Orfeo
Richard Powers

traduit de l'anglais par Jean-Yves Pellegrin
10-18
août 2015
429 p.  8,40 €
ebook avec DRM 17,99 €
 
 
 
 La rédaction l'a lu

Sur un air de soupçon

Dix ans après le magistral Temps où nous chantions, Richard Powers revient sur la scène littéraire avec ses thèmes de prédilection. Dans Orfeo, son dernier livre, un personnage est contraint, au soir de sa vie, à déchiffrer une partition impromptue, incarnant ainsi les aspirations d’un auteur ambitieux et brillant, fasciné à la fois par la chimie et la musique.

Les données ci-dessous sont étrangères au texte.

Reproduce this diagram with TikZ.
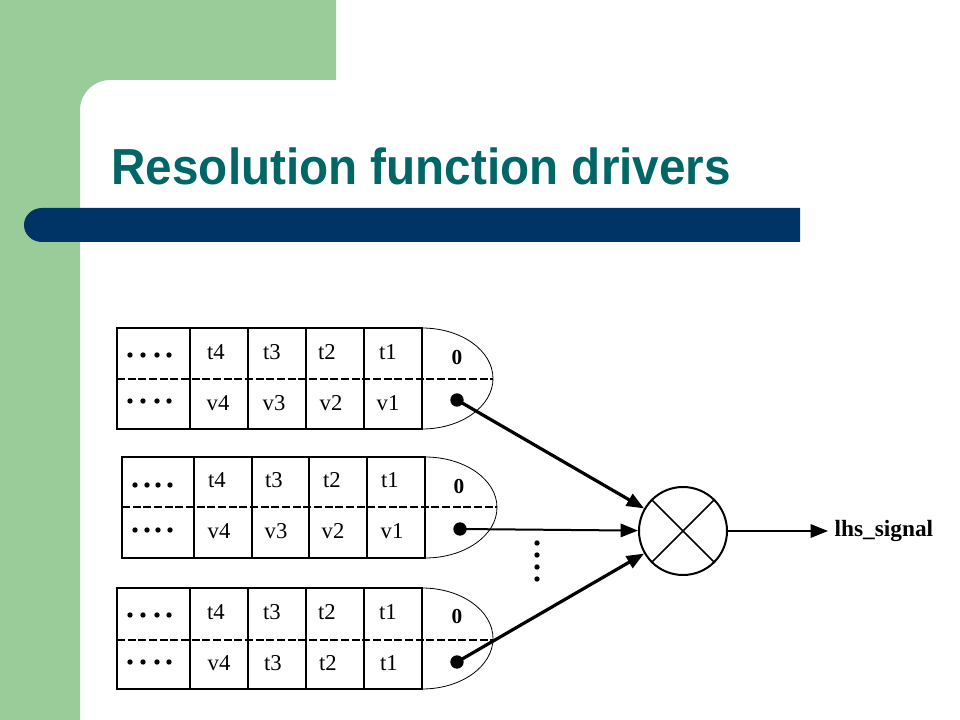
\documentclass[tikz,border=0pt]{standalone}
\usepackage{fontspec}
\setmainfont{Liberation Serif}
\newfontfamily\titlefont{Liberation Sans}[FakeStretch=0.94]
\usetikzlibrary{arrows.meta}
\definecolor{slidegreen}{RGB}{153,204,153}
\definecolor{titleteal}{RGB}{0,102,102}
\definecolor{barblue}{RGB}{0,51,102}
\tikzset{every picture/.style={line width=0.9pt}}
\tikzset{
  cell/.style={inner sep=0.75pt, font=\fontsize{17}{19}\selectfont},
  zero/.style={inner sep=0.75pt, font=\bfseries\fontsize{16}{19}\selectfont},
  tap/.style={circle, fill, inner sep=0pt, minimum size=10pt},
  split/.style={dash pattern=on 6pt off 2pt, line width=1.5pt},
  rim/.style={line width=0.6pt},
  feed/.style={line width=2.4pt, -{Triangle[length=13pt,width=10pt]}},
}

\begin{document}
\begin{tikzpicture}[x=0.75pt,y=0.75pt,yscale=-1]
\useasboundingbox (0,0) rectangle (960,720);
% slide background
\fill[white] (0,0) rectangle (960,720);
\fill[slidegreen] (0,0) -- (336,0) -- (336,80) -- (110,80) arc[start angle=-90, end angle=-180, radius=30] -- (80,720) -- (0,720) -- cycle;
\fill[barblue] (800,208) -- (42,208) arc[start angle=-90, end angle=-270, x radius=18, y radius=17] -- (800,242) -- cycle;
\node (title) [anchor=base west, inner sep=0pt, text=titleteal, font=\titlefont\bfseries\fontsize{38}{44}\selectfont] at (111,185) {Resolution function drivers};

% driver 1
\draw (117,328) rectangle (422,429);
\draw (190,328) -- (190,429);
\draw (248,328) -- (248,429);
\draw (306,328) -- (306,429);
\draw (364,328) -- (364,429);
\draw [rim] (422,328) arc[start angle=-90, end angle=90, x radius=71, y radius=50.5];
\draw [split] (117,379) -- (493,379);
\fill (130,355) circle[radius=2.7] (143,355) circle[radius=2.7] (157,355) circle[radius=2.7] (169,355) circle[radius=2.7];
\fill (130,401) circle[radius=2.7] (143,401) circle[radius=2.7] (157,401) circle[radius=2.7] (169,401) circle[radius=2.7];
\node (at4) [cell] at (216,352) {t4};
\node (at3) [cell] at (272,352) {t3};
\node (at2) [cell] at (327,352) {t2};
\node (at1) [cell] at (388,352) {t1};
\node (av4) [cell] at (218,403) {v4};
\node (av3) [cell] at (274,403) {v3};
\node (av2) [cell] at (331,403) {v2};
\node (av1) [cell] at (388,403) {v1};
\node (azero) [zero] at (457,358) {0};
\node (d1) [tap] at (457,400) {};

% driver 2
\draw (122,457) rectangle (425,558);
\draw (194,457) -- (194,558);
\draw (252,457) -- (252,558);
\draw (309,457) -- (309,558);
\draw (367,457) -- (367,558);
\draw [rim] (425,457) arc[start angle=-90, end angle=90, x radius=72, y radius=50.5];
\draw [split] (122,507) -- (497,507);
\fill (135,485) circle[radius=2.7] (147,485) circle[radius=2.7] (158,485) circle[radius=2.7] (170,485) circle[radius=2.7];
\fill (135,530) circle[radius=2.7] (147,530) circle[radius=2.7] (158,530) circle[radius=2.7] (170,530) circle[radius=2.7];
\node (bt4) [cell] at (217,480) {t4};
\node (bt3) [cell] at (274,480) {t3};
\node (bt2) [cell] at (332,480) {t2};
\node (bt1) [cell] at (390,480) {t1};
\node (bv4) [cell] at (219,531) {v4};
\node (bv3) [cell] at (276,531) {v3};
\node (bv2) [cell] at (333,531) {v2};
\node (bv1) [cell] at (392,531) {v1};
\node (bzero) [zero] at (459,487) {0};
\node (d2) [tap] at (460,529) {};

% driver 3
\draw (117,588) rectangle (422,689);
\draw (190,588) -- (190,689);
\draw (248,588) -- (248,689);
\draw (306,588) -- (306,689);
\draw (364,588) -- (364,689);
\draw [rim] (422,588) arc[start angle=-90, end angle=90, x radius=71, y radius=50.5];
\draw [split] (117,640) -- (493,640);
\fill (130,615) circle[radius=2.7] (143,615) circle[radius=2.7] (157,615) circle[radius=2.7] (169,615) circle[radius=2.7];
\fill (130,662) circle[radius=2.7] (143,662) circle[radius=2.7] (157,662) circle[radius=2.7] (169,662) circle[radius=2.7];
\node (ct4) [cell] at (216,612) {t4};
\node (ct3) [cell] at (272,612) {t3};
\node (ct2) [cell] at (327,612) {t2};
\node (ct1) [cell] at (388,612) {t1};
\node (cv4) [cell] at (219,663) {v4};
\node (cv3) [cell] at (273,663) {t3};
\node (cv2) [cell] at (328,663) {t2};
\node (cv1) [cell] at (389,663) {t1};
\node (czero) [zero] at (457,617) {0};
\node (d3) [tap] at (457,662) {};

% resolution function
\node (res) [circle, draw, line width=1.5pt, minimum size=66pt, inner sep=0pt] at (683,531) {};
\draw [line width=1.1pt] (res.north west) -- (res.south east);
\draw [line width=1.1pt] (res.north east) -- (res.south west);
\fill (537,543) circle[radius=2.7] (537,555) circle[radius=2.7] (537,567) circle[radius=2.7] (537,579) circle[radius=2.7];
\node (lhs) [anchor=west, inner sep=4.5pt, font=\bfseries\fontsize{17.5}{20}\selectfont] at (828,531) {lhs\_signal};

\draw [feed] (d1.center) -- (res);
\draw [feed, line width=1.5pt] (d2.center) -- (res);
\draw [feed] (d3.center) -- (res);
\draw [feed, line width=1.5pt] (res) -- (lhs);
\end{tikzpicture}
\end{document}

Dans une petite ville universitaire de Pennsylvanie, Peter Els, compositeur septuagénaire raté, donne des cours d’histoire de la musique pour retraités. Parallèlement, il s’adonne à un passe-temps scientifique ; dans sa cuisine transformée en laboratoire du parfait petit chimiste, il manipule des cellules et combine des génomes dans l’espoir d’en faire jaillir de la musique. C’est un hobby surprenant mais qui n’a rien d’illégal, sauf qu’aux Etats-Unis, par les temps qui courent, se livrer à ce genre d’activité fait de vous au mieux un suspect, au pire un coupable. Ainsi, par un concours de circonstances malheureux, Peter Els est accusé de bioterrorisme par les autorités et voit sa vie basculer du jour au lendemain. Pris de panique, il prend la fuite. Commence alors une odyssée à rebours à travers tout le pays, dernière occasion pour lui de revisiter son passé au bilan plutôt douloureux : un naufrage familial, une amitié ruinée et une vie entière sacrifiée à une musique d’avant-garde jamais entendue. On avance au rythme de cette fugue en contrepoint de la mémoire, qui se développe rencontre après rencontre. Le roman, parfois au milieu d’un exposé cérébral et technique auquel il ne faut surtout pas s’arrêter, possède des passages d’une rare beauté, comme l’inoubliable histoire narrée par le protagoniste, celle du « Quatuor pour la fin du temps » composé par Olivier Messiaen dans un camp de travail nazi en 1941, ou encore ce souvenir joyeux de sa jeunesse, quand son frère le ligotait pour le forcer à écouter du rock. Enfermé dans ses compositions, Peter Els découvre sur le tard que tout est musique, aussi bien le chant des oiseaux que le gazouillis d’un bébé, et qu’il suffit d’ouvrir ses sens pour la cueillir au creux du hasard et de la vie qui passe.Roman de la mémoire sensitive et de la rédemption de l’artiste maudit, Orfeo nous met aussi en garde contre nos sociétés hyper-surveillées, où ni l’anonymat ni la présomption d’innocence ne sont garantis. Face aux états qui poussent au conformisme au nom de la sécurité, la beauté vivante, sans but consumériste, peut encore relier les individus libres.